Saturday, May 3, 2008

I'm back

Now that I have awakened from my long siesta I will try to get back on track with "The World According To Papa." On my last blog we were in Eagle Rock and about ready to move to Plummer but before we go I have a couple more memories to share. The first I can't honestly say I remember but it's more of a shared memory that I spoke of early on. The kids were across the track by the river in our vegetable garden digging potatoes when my oldest brother came across a nest of white eggs buried in the soft river bottom soil. Wow! what a find! He collected them and decided to take them to Grandpa's house sorta like a show and tell. Grandpa was very up set when he brought them into the house. You see, they were rattlesnake eggs. Had they hatched they are poisonous from the very beginning of their life. Needless to say they were quickly destroyed.

There was a man of the Jewish faith that came through Eagle Rock about ever 6-8 weeks with an old rattle trap of a truck and he carried every thing you can imagine for the kitchen and for house cleaning supplies. He always stopped at Grandma's house to see if she needed any thing. She would always buy something, maybe cleanser or canning supplies or maybe a vegetable brush, etc. She would always invite him to have a sandwich, bowl of soup or some other lunch item. I remember he asked her, "Mrs. Stephens, do you brush your bread from the oven with butter or with lard?" Grandma said always with butter. He said, "Mrs. Stephens, I trust you. Some people would try to fool me as the Jewish people could eat no pork products and lard is made from pork." Grandma had a reputation through the hill country as being a strong Christian and very honest in all things.

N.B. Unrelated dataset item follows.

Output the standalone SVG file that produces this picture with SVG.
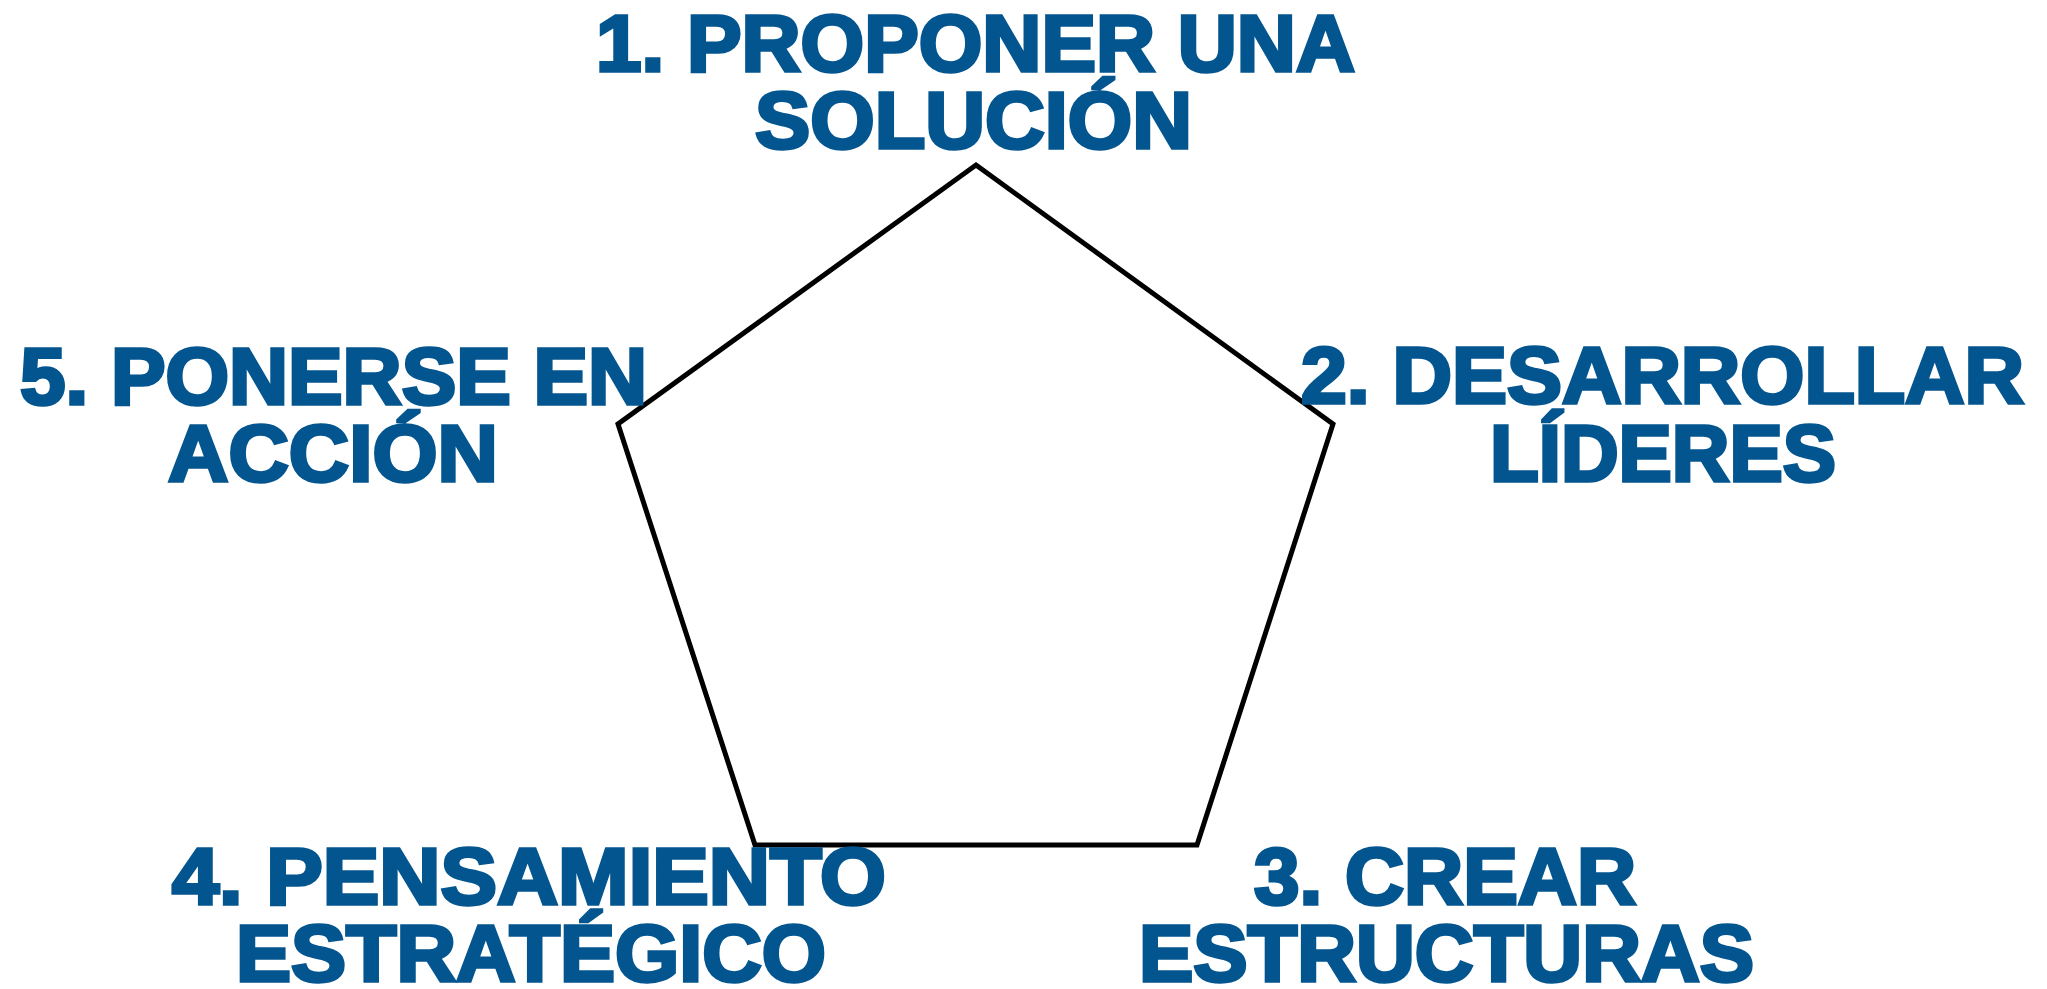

In the early 40's life for a kid was pretty good. We were very poor but didn't know it as we were never hungry, we always had warm clothes on our back and not a worry in the world. Of course as we look back from the lofty perch of old age we just shake our heads in wonder at how they did it. But worry was for parents not for kids. As we travel down this road we will spend a lot more time with my Mother, Grandma Orr. She was the most amazing person I have ever known as she worked so hard to provide for the family. As I mentioned we had no electricity or running water which meant that all that we ate was canned or cured for the Winter months. In my minds eye I can still see those rows and rows of canned tomatoes, beans, peaches, pears, beef, jams and jellies and all the other goodies prepared for Winter. She canned literally 100"s of jars of food on an old wood stove in that small house with no running water and four kids hanging on her apron. There was a small cave on the side of the hill by the house that served as a food pantry year around. In the Summer months it never really got too hot and in the Winter it didn't get cold enough to freeze. It worked pretty well but of course you never knew what kind of critter might decide to make a home there. Through it all Momma as we all very lovingly called her always had a great sense of humor and always a strong faith in God. We were truly blessed to have a family foundation that was laid so deep and so strong.

Now maybe next blog we will be loaded and ready to move to Plummer.